Here you see my scruffy sketch of Egon drawn 20 years ago for the frontispiece of my book, “Error and the Growth of Experimental Knowledge” (EGEK 1996). The caption is
“I might recall how certain early ideas came into my head as I sat on a gate overlooking an experimental blackcurrant plot… –E.S Pearson, “Statistical Concepts in Their Relation to Reality”.
He is responding to Fisher to “dispel the picture of the Russian technological bogey”. [i]
So, as I said in my last post, just to make a short story long, I’ve recently been scouring around the history and statistical philosophies of Neyman, Pearson and Fisher for purposes of a book soon to be completed, and I discovered a funny little error about this quote. Only maybe 3 or 4 people alive would care, but maybe someone out there knows the real truth.
OK, so I’d been rereading Constance Reid’s great biography of Neyman, and in one place she interviews Egon about the sources of inspiration for their work. Here’s what Egon tells her:
One day at the beginning of April 1926, down ‘in the middle of small samples,’ wandering among apple plots at East Malling, where a cousin was director of the fruit station, he was ‘suddenly smitten,’ as he later expressed it,with a ‘doubt’ about the justification for using Student’s ratio (the t-statistic) to test a normal mean (Quotes are from Pearson in Reid, p. 60).
Soon after, Egon contacted Neyman and their joint work began.
I assumed the meanderings over apple plots was a different time, and that Egon just had a habit of conducting his deepest statistical thinking while overlooking fruit. Yet it shared certain unique features with the revelation when gazing over at the blackcurrant plot, as in my picture, if only in the date and the great importance he accorded it (although I never recall his saying he was “smitten” before). I didn’t think more about it. Then, late one night last week I grabbed a peculiar book off my shelf that contains a smattering of writings by Pearson for a work he never completed: “Student: A Statistical Biography of William Sealy Gosset” (1990, edited and augmented by Plackett and Barnard, Clarendon, Oxford). The very first thing I open up to is a note by Egon Pearson:
I cannot recall now what was the form of the doubt which struck me at East Malling, but it would naturally have arisen when discussing there the interpretation of results derived from small experimental plots. I seem to visualize myself sitting alone on a gate thinking over the basis of ‘small sample’ theory and ‘mathematical statistics Mark II’ [i.e., Fisher]. When nearly thirty years later (JRSS B, 17, 204 1955), I wrote refuting the suggestion of R.A.F. [Fisher] that the Neyman-Pearson approach to testing statistical hypotheses had arisen in industrial acceptance procedures, the plot which the gate was overlooking had through the passage of time become a blackcurrant one! (Pearson 1990 p. 81)

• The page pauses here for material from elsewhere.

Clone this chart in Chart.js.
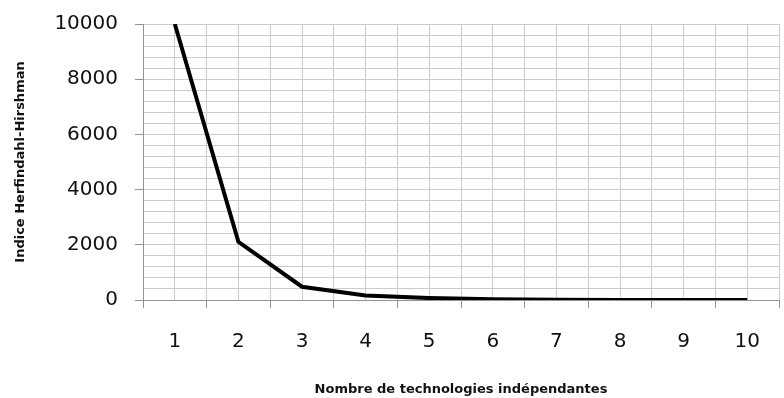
<!DOCTYPE html>
<html>
<head>
<meta charset="utf-8">
<script src="https://cdn.jsdelivr.net/npm/chart.js@4/dist/chart.umd.min.js"></script>
<style>
  html, body { margin: 0; padding: 0; background: #fff; }
  #graphique { display: block; }
</style>
</head>
<body>
<canvas id="graphique" width="784" height="398"></canvas>
<script>
// Nombre de technologies et indice HHI correspondant
const nbTechnologies = [1, 2, 3, 4, 5, 6, 7, 8, 9, 10];
const indiceHHI = [10000, 2110, 480, 160, 70, 25, 10, 4, 2, 1];
const graduationsY = [0, 2000, 4000, 6000, 8000, 10000];

const couleurGrille = '#cccccc';
const couleurAxe = '#939393';
const policeTexte = "'DejaVu Sans', 'Liberation Sans', sans-serif";

const points = nbTechnologies.map((n, i) => ({ x: n, y: indiceHHI[i] }));

const ctx = document.getElementById('graphique').getContext('2d');
new Chart(ctx, {
    type: 'line',
    data: {
        datasets: [{
            data: points,
            borderColor: '#000',
            borderWidth: 4,
            pointRadius: 0,
            tension: 0,
            fill: false
        }]
    },
    options: {
        responsive: false,
        animation: false,
        devicePixelRatio: 1,
        layout: { padding: { top: 24, right: 5, left: 0, bottom: 0 } },
        plugins: { legend: { display: false }, tooltip: { enabled: false } },
        scales: {
            x: {
                type: 'linear',
                min: 0.5,
                max: 10.5,
                afterFit: s => { s.height = 98; s.paddingLeft = 0; s.paddingRight = 0; },
                border: { color: couleurAxe, width: 1 },
                grid: {
                    color: couleurGrille,
                    lineWidth: 1,
                    tickLength: 8,
                    // petits traits seulement entre les catégories
                    tickColor: c => (c.tick && c.tick.value % 1 !== 0) ? couleurAxe : 'rgba(0,0,0,0)'
                },
                ticks: {
                    stepSize: 0.5,
                    autoSkip: false,
                    maxRotation: 0,
                    padding: 22,
                    color: '#111',
                    font: { family: policeTexte, size: 20 },
                    callback: v => nbTechnologies.includes(v) ? String(v) : ''
                },
                title: {
                    display: true,
                    text: 'Nombre de technologies indépendantes',
                    color: '#111',
                    font: { family: policeTexte, size: 13, weight: 'bold' },
                    padding: { top: 0, bottom: 1 }
                }
            },
            y: {
                min: 0,
                max: 10000,
                afterFit: s => { s.width = 143; s.paddingTop = 0; s.paddingBottom = 0; },
                border: { color: couleurAxe, width: 1 },
                grid: {
                    color: couleurGrille,
                    lineWidth: 1,
                    tickLength: 8,
                    tickColor: c => (c.tick && graduationsY.includes(c.tick.value)) ? couleurAxe : 'rgba(0,0,0,0)'
                },
                ticks: {
                    stepSize: 400,
                    autoSkip: false,
                    padding: 17,
                    color: '#111',
                    font: { family: policeTexte, size: 20 },
                    callback: v => graduationsY.includes(v) ? String(v) : ''
                },
                title: {
                    display: true,
                    text: 'Indice Herfindahl-Hirshman',
                    color: '#111',
                    font: { family: policeTexte, size: 13, weight: 'bold' },
                    padding: { top: 13, bottom: 0 }
                }
            }
        }
    }
});
</script>
</body>
</html>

What? This is weird. So that must mean it wasn’t blackcurrants after all, and Egon is mistaken in the caption under the picture I drew 20 years ago. Yet, he doesn’t say here that it was apples either, only that it had “become a blackcurrant” plot in a later retelling. So, not blackcurrant, so, it must have been apple, putting this clue together with what he told Constance Reid. So it appears I can no longer quote that “blackcurrant” statement, at least not without explaining that, in all likelihood, it was really apples. If any statistical sleuths out there can corroborate that it was apples, or knows the correct fruit that Egon was gazing at (and, come to think of it, why couldn’t it have been both?) I’d be very grateful to know [ii]. I will happily cite you. I know this is a bit of minutia–don’t say I didn’t warn you [iii]. By contrast, the Pearson paper replying to Fisher is extremely important (and very short). It’s entitled “Statistical Concepts in Their Relation to Reality”. You can read the paper HERE.
[i] Some of the previous lines, and 6 following words:
There was no question of a difference in point of view having ‘originated’ when Neyman ‘re-interpreted’ Fisher’s early work on tests of significance ‘in terms of that technological and commercial apparatus which is known as an acceptance procedure’. …
Indeed, to dispel the picture of the Russian technological bogey, I might recall how certain early ideas came into my head as I sat on a gate overlooking an experimental blackcurrant plot at the East Malling Research Station!–E.S Pearson, “Statistical Concepts in Their Relation to Reality”
[ii] As Erich Lehmann put it in his EGEK review, Pearson is “the hero of Mayo’s story” because I found in his work, if only in brief discussions, hints, and examples, the key elements for an “inferential” or “evidential” interpretation of Neyman. So I should get the inspirational fruit correct.
[iii] I’m not saying I know the answer isn’t in the book on Student, or someplace else.
Fisher 1955 “Scientific Methods and Scientific Induction” .
Pearson E.S., 1955 “Statistical Methods in Their Relation to Reality”.
Reid, C. 1998, Neyman–From Life. Springer.